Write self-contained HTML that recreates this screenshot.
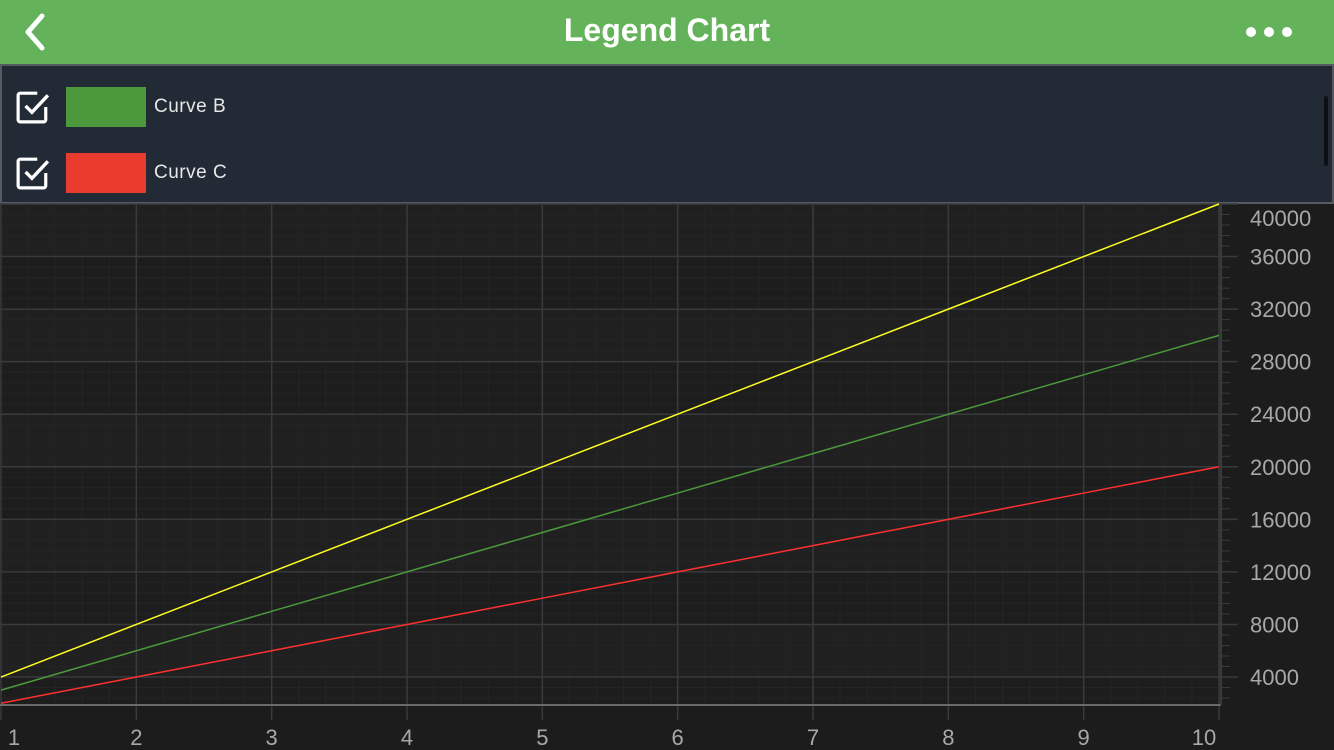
<!DOCTYPE html>
<html><head><meta charset="utf-8"><style>
html,body{margin:0;padding:0;background:#1c1c1c;width:1334px;height:750px;overflow:hidden;font-family:"Liberation Sans",sans-serif}
#hdr{position:absolute;left:0;top:0;width:1334px;height:64px;background:#64b35a}
#title{position:absolute;left:0;width:1334px;top:12px;text-align:center;color:#fff;font-size:32px;font-weight:bold}
#legend{position:absolute;left:0;top:64px;width:1330px;height:136px;background:#212a35;border:2px solid #555b60}
.item{position:absolute;left:14px;height:40px;width:400px}
.cb{position:absolute;left:0;top:3px;width:34px;height:34px}
.sw{position:absolute;left:50px;top:0;width:80px;height:40px}
.lbl{position:absolute;left:138px;top:9px;color:#e8e8e8;font-size:19px;white-space:nowrap;letter-spacing:0.5px}
</style></head><body>
<div id="hdr">
<svg style="position:absolute;left:20px;top:12px" width="30" height="40"><polyline points="22,4 8,20 22,36" fill="none" stroke="#fff" stroke-width="5" stroke-linecap="round" stroke-linejoin="round"/></svg>
<div id="title">Legend Chart</div>
<svg style="position:absolute;left:1240px;top:22px" width="60" height="20"><circle cx="11" cy="10" r="5" fill="#fff"/><circle cx="29" cy="10" r="5" fill="#fff"/><circle cx="47" cy="10" r="5" fill="#fff"/></svg>
</div>
<div id="legend">
<div class="item" style="top:21px">
<svg class="cb" viewBox="0 0 32 32"><path d="M28 16 V28 a2 2 0 0 1 -2 2 H4 a2 2 0 0 1 -2 -2 V5 a2 2 0 0 1 2 -2 H20" fill="none" stroke="#fff" stroke-width="3"/><polyline points="9,15 15,21 30,5" fill="none" stroke="#fff" stroke-width="3.2"/></svg>
<div class="sw" style="background:#4c993b"></div>
<div class="lbl">Curve B</div></div>
<div class="item" style="top:87px">
<svg class="cb" viewBox="0 0 32 32"><path d="M28 16 V28 a2 2 0 0 1 -2 2 H4 a2 2 0 0 1 -2 -2 V5 a2 2 0 0 1 2 -2 H20" fill="none" stroke="#fff" stroke-width="3"/><polyline points="9,15 15,21 30,5" fill="none" stroke="#fff" stroke-width="3.2"/></svg>
<div class="sw" style="background:#e93b2e"></div>
<div class="lbl">Curve C</div></div>
<div style="position:absolute;left:1322px;top:30px;width:4px;height:70px;background:#0c1016;border-radius:2px"></div>
</div>
<svg id="chart" style="position:absolute;left:0;top:0" width="1334" height="750"></svg>
<script>
const xValues=[1,2,3,4,5,6,7,8,9,10];
const curveA=[4000,8000,12000,16000,20000,24000,28000,32000,36000,40000];
const curveB=[3000,6000,9000,12000,15000,18000,21000,24000,27000,30000];
const curveC=[2000,4000,6000,8000,10000,12000,14000,16000,18000,20000];
const xTicks=[1,2,3,4,5,6,7,8,9,10];
const yTicks=[4000,8000,12000,16000,20000,24000,28000,32000,36000,40000];
const NS="http://www.w3.org/2000/svg",svg=document.getElementById('chart');
const L=1,R=1219,T=204,B=705,xmin=1,xmax=10,ymin=1870,ymax=40000;
const X=v=>L+(v-xmin)/(xmax-xmin)*(R-L);
const Y=v=>B-(v-ymin)/(ymax-ymin)*(B-T);
function mk(t,a,p){const e=document.createElementNS(NS,t);for(const k in a)e.setAttribute(k,a[k]);(p||svg).appendChild(e);return e;}
const bg=mk('rect',{x:0,y:T,width:1221,height:B-T,fill:'#1d1d1d'});


for(let i=0;i<yTicks.length;i+=2){const y1=Y(yTicks[i]+4000),y0=Y(yTicks[i]);mk('rect',{x:0,y:Math.max(T,y1),width:1221,height:y0-Math.max(T,y1),fill:'#202020'});}
for(let v=xmin;v<=xmax;v+=0.2){const x=X(v);mk('line',{x1:x,x2:x,y1:T,y2:B,stroke:'#242424','stroke-width':1});}
for(let v=0;v<=ymax;v+=800){if(v<ymin)continue;const y=Y(v);mk('line',{x1:0,x2:1221,y1:y,y2:y,stroke:'#242424','stroke-width':1});}
xTicks.forEach((v,i)=>{const x=X(v);const g=mk('line',{x1:x,x2:x,y1:T,y2:720,stroke:'#383a3d','stroke-width':1.5});


const t=mk('text',{x:i==0?14:(i==xTicks.length-1?1204:x),y:745,fill:'#a8a8a8','font-size':22,'text-anchor':'middle','font-family':'Liberation Sans'});t.textContent=v;

});
yTicks.forEach((v,i)=>{const y=Y(v);mk('line',{x1:0,x2:1238,y1:y,y2:y,stroke:'#383a3d','stroke-width':1.5});
const t=mk('text',{x:1250,y:(i==yTicks.length-1?Y(v)+14:y)+8,fill:'#a8a8a8','font-size':22,'font-family':'Liberation Sans'});t.textContent=v;

});
for(let v=0;v<=ymax;v+=800){if(v<ymin)continue;mk('line',{x1:1221,x2:1230,y1:Y(v),y2:Y(v),stroke:'#383a3d'});}
mk('line',{x1:0,x2:1221,y1:B,y2:B,stroke:'#6a6a6a','stroke-width':2});
mk('line',{x1:1221,x2:1221,y1:T,y2:B,stroke:'#3a3a3a','stroke-width':2});
[[curveA,'#ffff22','curve-a-line'],[curveB,'#4c993b','curve-b-line'],[curveC,'#ff3030','curve-c-line']].forEach(([d,c,n])=>{
const p=mk('polyline',{points:xValues.map((v,i)=>X(v)+','+Y(d[i])).join(' '),fill:'none',stroke:c,'stroke-width':1.5});

});
</script>
</body></html>
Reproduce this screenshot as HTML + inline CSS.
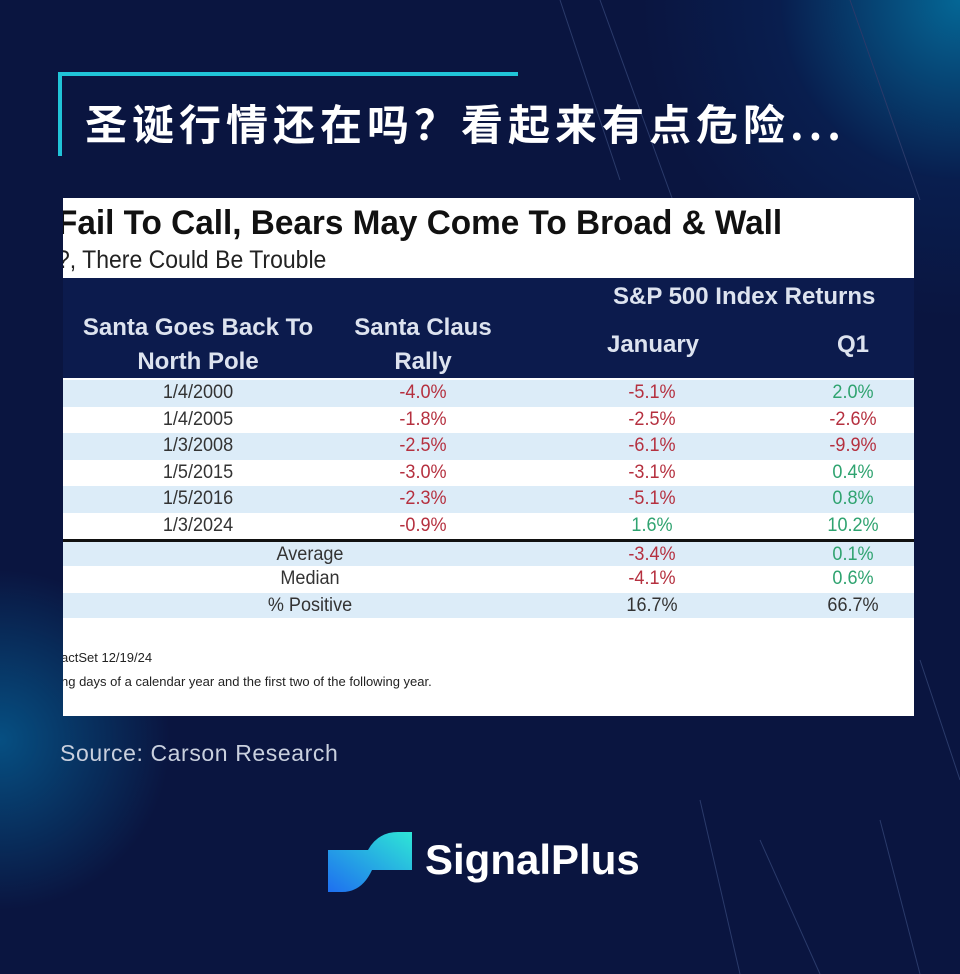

○ ○ ○ ○ ○

- PROBLEM
Every entry above is to be set down exactly; the pictures are to be left out.

- RESULT OF THIS TASK
Write self-contained HTML that recreates this screenshot.
<!DOCTYPE html>
<html><head><meta charset="utf-8"><style>
html,body{margin:0;padding:0;background:#1c1c1c;width:1334px;height:750px;overflow:hidden;font-family:"Liberation Sans",sans-serif}
#hdr{position:absolute;left:0;top:0;width:1334px;height:64px;background:#64b35a}
#title{position:absolute;left:0;width:1334px;top:12px;text-align:center;color:#fff;font-size:32px;font-weight:bold}
#legend{position:absolute;left:0;top:64px;width:1330px;height:136px;background:#212a35;border:2px solid #555b60}
.item{position:absolute;left:14px;height:40px;width:400px}
.cb{position:absolute;left:0;top:3px;width:34px;height:34px}
.sw{position:absolute;left:50px;top:0;width:80px;height:40px}
.lbl{position:absolute;left:138px;top:9px;color:#e8e8e8;font-size:19px;white-space:nowrap;letter-spacing:0.5px}
</style></head><body>
<div id="hdr">
<svg style="position:absolute;left:20px;top:12px" width="30" height="40"><polyline points="22,4 8,20 22,36" fill="none" stroke="#fff" stroke-width="5" stroke-linecap="round" stroke-linejoin="round"/></svg>
<div id="title">Legend Chart</div>
<svg style="position:absolute;left:1240px;top:22px" width="60" height="20"><circle cx="11" cy="10" r="5" fill="#fff"/><circle cx="29" cy="10" r="5" fill="#fff"/><circle cx="47" cy="10" r="5" fill="#fff"/></svg>
</div>
<div id="legend">
<div class="item" style="top:21px">
<svg class="cb" viewBox="0 0 32 32"><path d="M28 16 V28 a2 2 0 0 1 -2 2 H4 a2 2 0 0 1 -2 -2 V5 a2 2 0 0 1 2 -2 H20" fill="none" stroke="#fff" stroke-width="3"/><polyline points="9,15 15,21 30,5" fill="none" stroke="#fff" stroke-width="3.2"/></svg>
<div class="sw" style="background:#4c993b"></div>
<div class="lbl">Curve B</div></div>
<div class="item" style="top:87px">
<svg class="cb" viewBox="0 0 32 32"><path d="M28 16 V28 a2 2 0 0 1 -2 2 H4 a2 2 0 0 1 -2 -2 V5 a2 2 0 0 1 2 -2 H20" fill="none" stroke="#fff" stroke-width="3"/><polyline points="9,15 15,21 30,5" fill="none" stroke="#fff" stroke-width="3.2"/></svg>
<div class="sw" style="background:#e93b2e"></div>
<div class="lbl">Curve C</div></div>
<div style="position:absolute;left:1322px;top:30px;width:4px;height:70px;background:#0c1016;border-radius:2px"></div>
</div>
<svg id="chart" style="position:absolute;left:0;top:0" width="1334" height="750"></svg>
<script>
const xValues=[1,2,3,4,5,6,7,8,9,10];
const curveA=[4000,8000,12000,16000,20000,24000,28000,32000,36000,40000];
const curveB=[3000,6000,9000,12000,15000,18000,21000,24000,27000,30000];
const curveC=[2000,4000,6000,8000,10000,12000,14000,16000,18000,20000];
const xTicks=[1,2,3,4,5,6,7,8,9,10];
const yTicks=[4000,8000,12000,16000,20000,24000,28000,32000,36000,40000];
const NS="http://www.w3.org/2000/svg",svg=document.getElementById('chart');
const L=1,R=1219,T=204,B=705,xmin=1,xmax=10,ymin=1870,ymax=40000;
const X=v=>L+(v-xmin)/(xmax-xmin)*(R-L);
const Y=v=>B-(v-ymin)/(ymax-ymin)*(B-T);
function mk(t,a,p){const e=document.createElementNS(NS,t);for(const k in a)e.setAttribute(k,a[k]);(p||svg).appendChild(e);return e;}
const bg=mk('rect',{x:0,y:T,width:1221,height:B-T,fill:'#1d1d1d'});


for(let i=0;i<yTicks.length;i+=2){const y1=Y(yTicks[i]+4000),y0=Y(yTicks[i]);mk('rect',{x:0,y:Math.max(T,y1),width:1221,height:y0-Math.max(T,y1),fill:'#202020'});}
for(let v=xmin;v<=xmax;v+=0.2){const x=X(v);mk('line',{x1:x,x2:x,y1:T,y2:B,stroke:'#242424','stroke-width':1});}
for(let v=0;v<=ymax;v+=800){if(v<ymin)continue;const y=Y(v);mk('line',{x1:0,x2:1221,y1:y,y2:y,stroke:'#242424','stroke-width':1});}
xTicks.forEach((v,i)=>{const x=X(v);const g=mk('line',{x1:x,x2:x,y1:T,y2:720,stroke:'#383a3d','stroke-width':1.5});


const t=mk('text',{x:i==0?14:(i==xTicks.length-1?1204:x),y:745,fill:'#a8a8a8','font-size':22,'text-anchor':'middle','font-family':'Liberation Sans'});t.textContent=v;

});
yTicks.forEach((v,i)=>{const y=Y(v);mk('line',{x1:0,x2:1238,y1:y,y2:y,stroke:'#383a3d','stroke-width':1.5});
const t=mk('text',{x:1250,y:(i==yTicks.length-1?Y(v)+14:y)+8,fill:'#a8a8a8','font-size':22,'font-family':'Liberation Sans'});t.textContent=v;

});
for(let v=0;v<=ymax;v+=800){if(v<ymin)continue;mk('line',{x1:1221,x2:1230,y1:Y(v),y2:Y(v),stroke:'#383a3d'});}
mk('line',{x1:0,x2:1221,y1:B,y2:B,stroke:'#6a6a6a','stroke-width':2});
mk('line',{x1:1221,x2:1221,y1:T,y2:B,stroke:'#3a3a3a','stroke-width':2});
[[curveA,'#ffff22','curve-a-line'],[curveB,'#4c993b','curve-b-line'],[curveC,'#ff3030','curve-c-line']].forEach(([d,c,n])=>{
const p=mk('polyline',{points:xValues.map((v,i)=>X(v)+','+Y(d[i])).join(' '),fill:'none',stroke:c,'stroke-width':1.5});

});
</script>
</body></html>
Reproduce this screenshot as HTML + inline CSS.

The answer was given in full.